Up until the 1970s, Calcutta used to be India’s wealthiest and largest city. Since then, Calcutta (now Kolkatta) has experienced a steady decline as it has relinquished its economic crown to the likes of Bombay, Bangalore and New Delhi. But despite this, Calcutta is still a proud city that has a legacy of producing literary and political greats. Whether it has more than just its legacy in the 21st century is a question Indian-American Kushanava Choudhury tries to answer with his book The Epic City – The World on the Streets of Calcutta.
Choudhury was born in the US to Bengali parents who later returned to Calcutta to work, then came back to the US after they realized things were not as idyllic as they had thought. By the time Choudhury graduated from university, he decided to do the same and went to his ancestral city to work for the Statesman, the city’s oldest English-language newspaper. After two years passed, Choudhury had had enough and went back to the US to pursue graduate studies, before deciding to return to Calcutta to write a book. The Epic City is the result.
Calcutta is a fascinating city, having been the home of the great Indian poet and playwright Rabindranath Tagore as well as countless famous Indian writers, poets, and politicians. Calcutta is the heartland of the Bengali people and culture, and was also India’s capital under British rule. However, growing unrest made the British shift the capital to Delhi. After independence and partition, when Pakistan was created, Calcutta lost its Bengali hinterland which became East Pakistan and then Bangladesh.

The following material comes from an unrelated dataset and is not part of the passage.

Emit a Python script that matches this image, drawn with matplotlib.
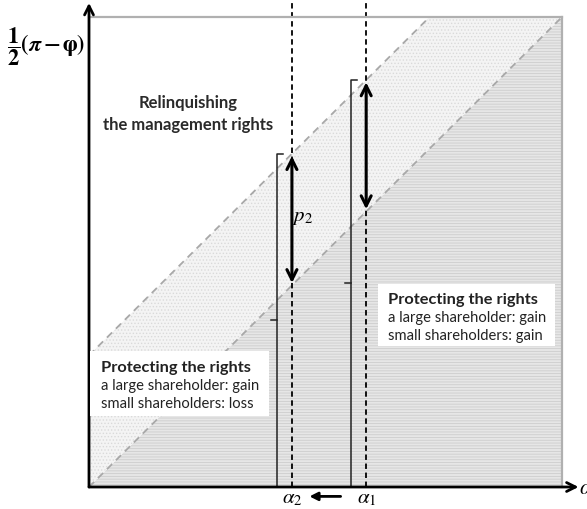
import numpy as np
import matplotlib
matplotlib.use("Agg")
import matplotlib.pyplot as plt
from matplotlib.patches import Rectangle

plt.rcParams['font.family'] = ['Lato', 'DejaVu Sans']
plt.rcParams['mathtext.fontset'] = 'stix'
plt.rcParams['hatch.linewidth'] = 0.6

# chart values (alpha axis and payoff axis both run 0..1)
alpha_names = [r'$\alpha_2$', r'$\alpha_1$']
alpha_vals = [0.429, 0.586]
brace_x = [0.397, 0.554]
band_gap = 0.28          # upper dashed line = lower line + gap
box_left = ["Protecting the rights", "a large shareholder: gain", "small shareholders: loss"]
box_right = ["Protecting the rights", "a large shareholder: gain", "small shareholders: gain"]
relinq = "Relinquishing\nthe management rights"

fig = plt.figure(figsize=(5.87, 5.10), dpi=100)
W, H = 587, 510
ax = fig.add_axes([89 / W, (510 - 488) / H, 473 / W, 470 / H])
ax.set_xlim(0, 1)
ax.set_ylim(0, 1)
ax.set_xticks([])
ax.set_yticks([])
for s in ['top', 'right']:
    ax.spines[s].set_color('#b0b0b0')
    ax.spines[s].set_linewidth(1.6)
for s in ['left', 'bottom']:
    ax.spines[s].set_visible(False)

# shaded regions
x = np.linspace(0, 1, 200)
ax.fill_between(x, 0, x, facecolor='#e6e6e6', edgecolor='#cdcdcd',
                hatch='------', linewidth=0)
ax.fill_between(x, x, np.minimum(x + band_gap, 1), facecolor='#f4f4f4',
                edgecolor='#dadada', hatch='.....', linewidth=0)

# dashed diagonals
ax.plot([0, 1], [0, 1], ls=(0, (4, 3)), color='#a8a8a8', lw=1.3)
ax.plot([0, 1 - band_gap], [band_gap, 1], ls=(0, (4, 3)), color='#a8a8a8', lw=1.3)

# axes with arrows
ax.annotate('', xy=(0, 1.03), xytext=(0, 0), annotation_clip=False,
            arrowprops=dict(arrowstyle='->', lw=2, color='black', mutation_scale=16,
                            shrinkA=0, shrinkB=0))
ax.annotate('', xy=(1.035, 0), xytext=(0, 0), annotation_clip=False,
            arrowprops=dict(arrowstyle='->', lw=2, color='black', mutation_scale=16,
                            shrinkA=0, shrinkB=0))

for a, bx, name in zip(alpha_vals, brace_x, alpha_names):
    top = a + band_gap
    # vertical dashed line
    ax.plot([a, a], [0, 1.04], ls=(0, (3, 2)), color='black', lw=1.3, clip_on=False)
    # brace
    ax.plot([bx + 0.013, bx, bx, bx + 0.013], [top, top, 0, 0], color='#222222', lw=1.1)
    ax.plot([bx - 0.013, bx], [top / 2, top / 2], color='#222222', lw=1.1)
    # double arrow
    ax.annotate('', xy=(a, top - 0.005), xytext=(a, a + 0.005),
                arrowprops=dict(arrowstyle='<->', lw=2.2, color='black', mutation_scale=18,
                                shrinkA=0, shrinkB=0))
    ax.text(a, -0.021, name, ha='center', va='center', fontsize=15)

ax.annotate('', xy=(0.466, -0.02), xytext=(0.532, -0.02), annotation_clip=False,
            arrowprops=dict(arrowstyle='-|>', lw=2, color='black', mutation_scale=12,
                            shrinkA=0, shrinkB=0))
ax.text(1.036, 0, r'$\alpha$', ha='left', va='center', fontsize=16, clip_on=False)
ax.text(0.452, 0.577, r'$p_2$', ha='center', va='center', fontsize=15)

ax.text(-0.008, 0.94, r'$\mathbf{\dfrac{1}{2}}\boldsymbol{(\pi-\varphi)}$',
        ha='right', va='center', fontsize=16)

ax.text(0.209, 0.796, relinq, ha='center', va='center', fontsize=12,
        fontweight='bold', color='#2a2a2a', linespacing=1.5)

# text boxes
ax.add_patch(Rectangle((0.002, 0.151), 0.378, 0.138, facecolor='white',
                       edgecolor='none', zorder=3))
ax.add_patch(Rectangle((0.611, 0.300), 0.374, 0.132, facecolor='white',
                       edgecolor='none', zorder=3))
for lines, x0, ys in [(box_left, 0.025, [0.255, 0.217, 0.179]),
                      (box_right, 0.632, [0.400, 0.362, 0.323])]:
    ax.text(x0, ys[0], lines[0], fontsize=11.8, fontweight='bold', color='#222222',
            va='center', zorder=4)
    for ln, yy in zip(lines[1:], ys[1:]):
        ax.text(x0, yy, ln, fontsize=10.6, color='#222222', va='center', zorder=4)

fig.savefig('out.png', dpi=100)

While The Epic City starts off slowly as it introduces the city and the author’s family background, the book becomes more compelling as Choudhury tackles historical and political issues. Truth be told, it can be depressing at times as readers learn about past famines and massacres, and the city’s widespread poverty.
Ironically, Calcutta has been relatively free of political turmoil in the last few decades as it underwent economic decline. This is cited by someone Choudhury talks to as the reason Calcutta lacks modern greats, as nothing happens in the city anymore. Choudhury points out the further irony that these greats all lived during British colonialism.

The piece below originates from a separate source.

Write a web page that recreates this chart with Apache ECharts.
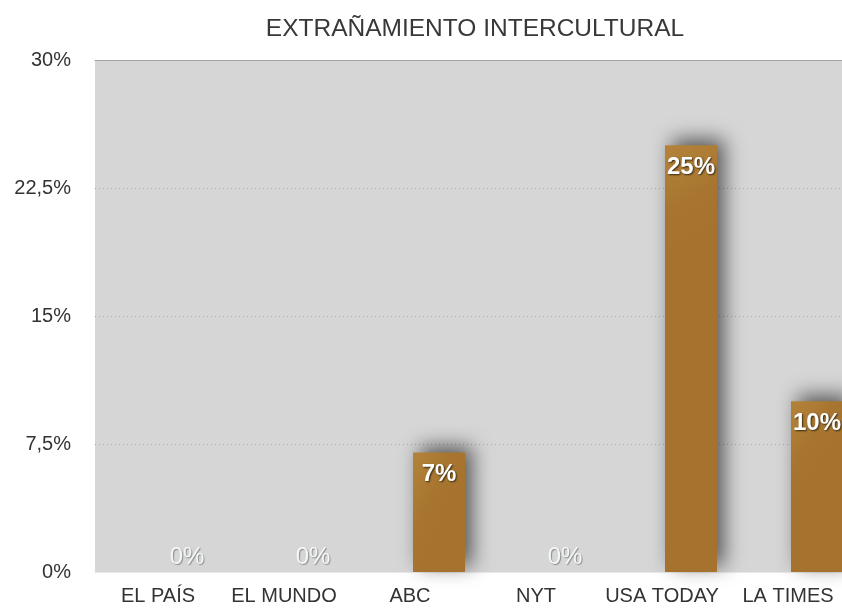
<!DOCTYPE html>
<html><head><meta charset="utf-8">
<script src="https://cdn.jsdelivr.net/npm/echarts@6/dist/echarts.min.js"></script>
<style>html,body{margin:0;padding:0;background:#fff;overflow:hidden;width:842px;height:610px}#c{width:851px;height:610px}</style>
</head><body><div id="c"></div>
<script>
const titleText = 'EXTRAÑAMIENTO INTERCULTURAL';
const categories = ['EL PAÍS', 'EL MUNDO', 'ABC', 'NYT', 'USA TODAY', 'LA TIMES'];
const values = [0, 0, 7, 0, 25, 10];
const yTickLabels = {0: '0%', 7.5: '7,5%', 15: '15%', 22.5: '22,5%', 30: '30%'};

const chart = echarts.init(document.getElementById('c'), null, {renderer: 'canvas'});
const font = 'Liberation Sans, Arial, Helvetica, sans-serif';

const barData = values.map(v => ({
  value: v,
  label: v === 0 ? {position: 'top', distance: 3, color: '#f4f7f7', fontWeight: 'normal',
                    textShadowColor: 'rgba(80,80,80,0.55)', textShadowBlur: 1, textShadowOffsetY: 1}
                 : {}
}));

chart.setOption({
  animation: false,
  title: {
    text: titleText, left: 470, top: 12, textAlign: 'center',
    textStyle: {fontFamily: font, fontSize: 24.5, fontWeight: 'normal', color: '#383838'}
  },
  grid: {left: 95, right: 0, top: 60, bottom: 38, show: true, backgroundColor: '#d6d6d6', borderWidth: 0},
  xAxis: [{
    type: 'category', data: categories,
    axisLine: {show: true, lineStyle: {color: '#e8e8e8', width: 1}}, axisTick: {show: false},
    axisLabel: {fontFamily: font, fontSize: 20, color: '#333', margin: 14, interval: 0}
  }, {
    type: 'category', data: categories, position: 'top',
    axisLine: {show: true, lineStyle: {color: '#a4a4a4', width: 1}},
    axisTick: {show: false}, axisLabel: {show: false}
  }],
  yAxis: {
    type: 'value', min: 0, max: 30, interval: 7.5,
    axisLine: {show: false}, axisTick: {show: false},
    axisLabel: {fontFamily: font, fontSize: 20, color: '#333', margin: 24,
      formatter: v => yTickLabels[v] !== undefined ? yTickLabels[v] : ''},
    splitLine: {show: true, lineStyle: {color: '#a8a8a8', type: [1, 3], width: 1}}
  },
  series: [{
    type: 'bar', data: values.map(() => null), barWidth: 58, barGap: '0%'
  }, {
    type: 'bar', data: barData, barWidth: 52, barGap: '0%',
    itemStyle: {
      color: new echarts.graphic.LinearGradient(0, 0, 1, 0.2, [
        {offset: 0, color: '#b4833b'}, {offset: 0.6, color: '#a7752f'}, {offset: 1, color: '#a5732e'}
      ]),
      shadowColor: 'rgba(0,0,0,0.6)', shadowBlur: 20, shadowOffsetX: 7, shadowOffsetY: -6
    },
    label: {
      show: true, position: 'insideTop', distance: 10,
      formatter: p => p.value + '%',
      fontFamily: font, fontSize: 24, fontWeight: 'bold', color: '#fff',
      textShadowColor: 'rgba(40,30,10,0.9)', textShadowBlur: 2, textShadowOffsetX: 1, textShadowOffsetY: 1
    }
  }]
});
</script></body></html>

There is also colour and excitement, in the form of the Durga Pujo festival when the city’s neighborhoods are filled with large pandals, bamboo lattices built to honour the Hindu goddess Durga. We are also introduced to para and adda, which mean the neighborhood and long discussions with friends respectively, that are a big part of Calcutta life. The city’s literary culture still exists, from its myriad secondhand bookstores to the “little magazines” of poetry, stories and politics.

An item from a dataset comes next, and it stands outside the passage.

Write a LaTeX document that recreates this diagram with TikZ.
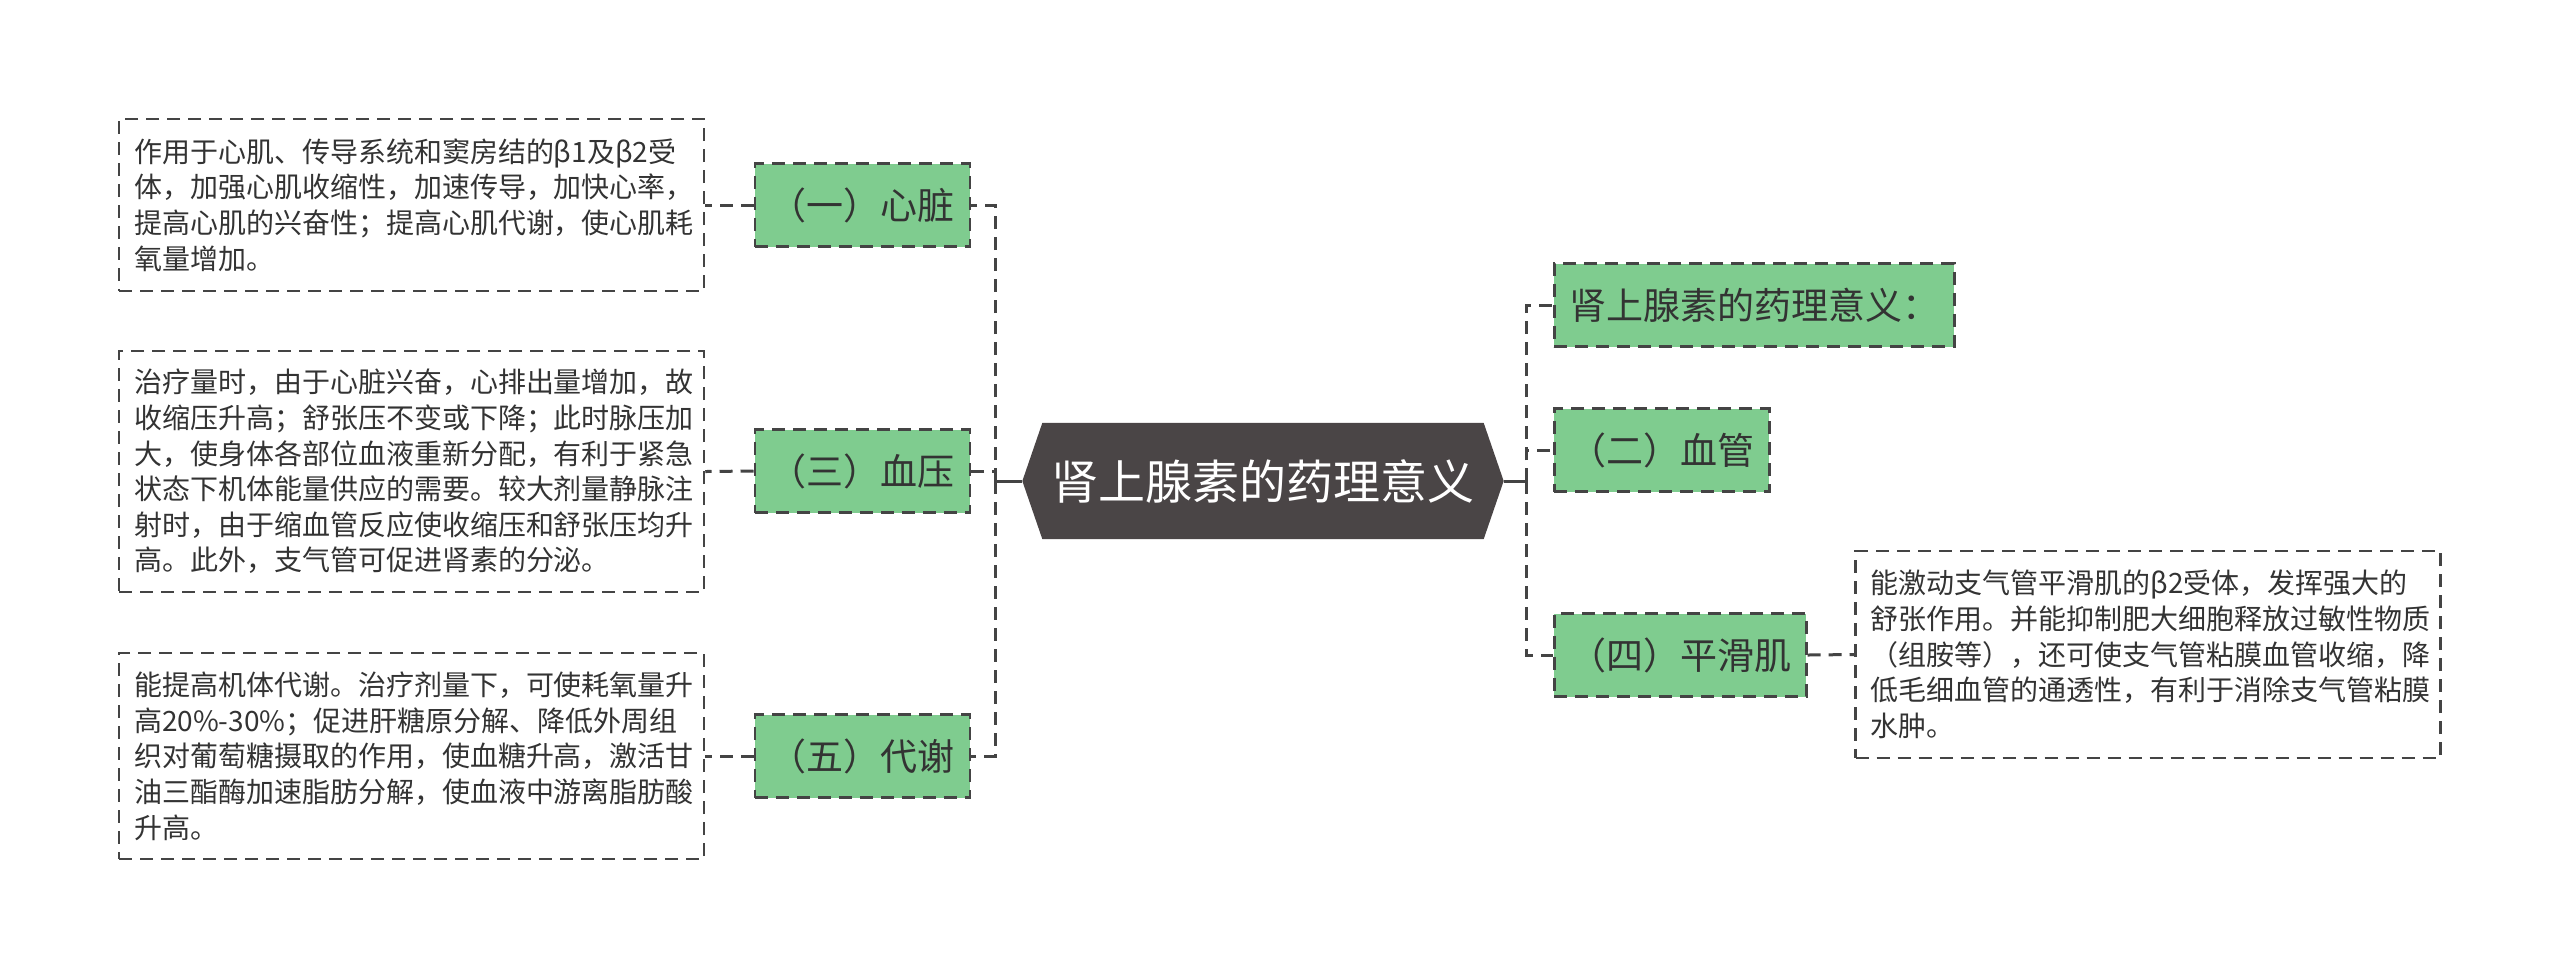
\documentclass[tikz,border=0pt]{standalone}
\usepackage{fontspec}
\setmainfont{Noto Sans CJK SC}
\usetikzlibrary{backgrounds}
\definecolor{greenc}{HTML}{7FCC8F}
\definecolor{rootc}{HTML}{4A4546}
\definecolor{linec}{HTML}{444444}
\definecolor{textc}{HTML}{333333}
\tikzset{
  leaf/.style={draw=linec, dash pattern=on 3.9pt off 2.4pt, line width=0.75pt,
    align=left, font=\fontsize{8.4pt}{10.7pt}\selectfont, text=textc,
    inner xsep=4.5pt, inner ysep=0pt, text width=166.5pt},
  topic/.style={draw=linec, dash pattern=on 3.9pt off 2.4pt, line width=0.75pt,
    fill=greenc, minimum height=24.9pt, font=\fontsize{11.1pt}{13pt}\selectfont,
    inner xsep=4.5pt, inner ysep=0pt, text=textc},
  link/.style={draw=linec, dash pattern=on 3.9pt off 2.4pt, line width=0.9pt},
  trunk/.style={draw=linec, line width=0.9pt},
}
\begin{document}
\begin{tikzpicture}[x=0.3pt,y=-0.3pt]
\useasboundingbox (0,0) rectangle (2560,979);

% root
\node[text=white, font=\fontsize{14.1pt}{16pt}\selectfont, minimum width=144pt, minimum height=34.5pt, inner sep=0pt] (root) at (1263,481) {肾上腺素的药理意义};
\begin{scope}[on background layer]
\fill[white] (0,0) rectangle (2560,979);
\fill[rootc] (root.west) -- ([xshift=6pt]root.north west) -- ([xshift=-6pt]root.north east) -- (root.east) -- ([xshift=-6pt]root.south east) -- ([xshift=6pt]root.south west) -- cycle;
\end{scope}

% left topics
\node[topic, anchor=east] (n1) at (971,205) {（一）心脏};
\node[topic, anchor=east] (n3) at (971,471) {（三）血压};
\node[topic, anchor=east] (n5) at (971,756) {（五）代谢};

% right topics
\node[topic, anchor=west] (r1) at (1553,305) {肾上腺素的药理意义：};
\node[topic, anchor=west] (r2) at (1553,450) {（二）血管};
\node[topic, anchor=west] (r4) at (1553,655) {（四）平滑肌};

% leaves
\node[leaf, minimum height=51.6pt] (b1) at (411.5,205) {作用于心肌、传导系统和窦房结的β1及β2受\\体，加强心肌收缩性，加速传导，加快心率，\\提高心肌的兴奋性；提高心肌代谢，使心肌耗\\氧量增加。};
\node[leaf, minimum height=72.3pt] (b3) at (411.5,471.5) {治疗量时，由于心脏兴奋，心排出量增加，故\\收缩压升高；舒张压不变或下降；此时脉压加\\大，使身体各部位血液重新分配，有利于紧急\\状态下机体能量供应的需要。较大剂量静脉注\\射时，由于缩血管反应使收缩压和舒张压均升\\高。此外，支气管可促进肾素的分泌。};
\node[leaf, minimum height=61.8pt] (b5) at (411.5,756) {能提高机体代谢。治疗剂量下，可使耗氧量升\\高20\%-30\%；促进肝糖原分解、降低外周组\\织对葡萄糖摄取的作用，使血糖升高，激活甘\\油三酯酶加速脂肪分解，使血液中游离脂肪酸\\升高。};
\node[leaf, minimum height=62.1pt] (b4) at (2148,654.5) {能激动支气管平滑肌的β2受体，发挥强大的\\舒张作用。并能抑制肥大细胞释放过敏性物质\\（组胺等），还可使支气管粘膜血管收缩，降\\低毛细血管的通透性，有利于消除支气管粘膜\\水肿。};

% trunks
\coordinate (lt) at (995,481);
\coordinate (rt) at (1526,481);
\draw[trunk] (root.west) -- (lt);
\draw[trunk] (root.east) -- (rt);
\draw[link] (lt) |- (n1.east);
\draw[link] (lt) |- (n3.east);
\draw[link] (lt) |- (n5.east);
\draw[link] (rt) |- (r1.west);
\draw[link] (rt) |- (r2.west);
\draw[link] (rt) |- (r4.west);

% leaf links
\draw[link] (n1.west) -- (b1.east);
\draw[link] (n3.west) -- (b3.east);
\draw[link] (n5.west) -- (b5.east);
\draw[link] (r4.east) -- (b4.west);
\end{tikzpicture}
\end{document}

Choudhary does not romanticize Calcutta though, he freely admits it is a tough place to live with little to do or see, which sounds a bit harsh. His wife Durba, a Delhi native who he met in graduate school in the US, detests Calcutta, which is a source of fights between them. Choudhary is hard on his beloved city as well, hilariously pointing out how thousands of years ago, the first ancient Indian cities had covered sewers but yet, in modern Calcutta, the smell of human piss is everywhere.
The book was written in 2009-2010, so perhaps even more of the old neighborhoods and way of life described by Choudhary have already gone. The Epic City is a heartfelt tribute and record of a proud city that, though a shadow of its old self, can always count on its writers to maintain its proud legacy.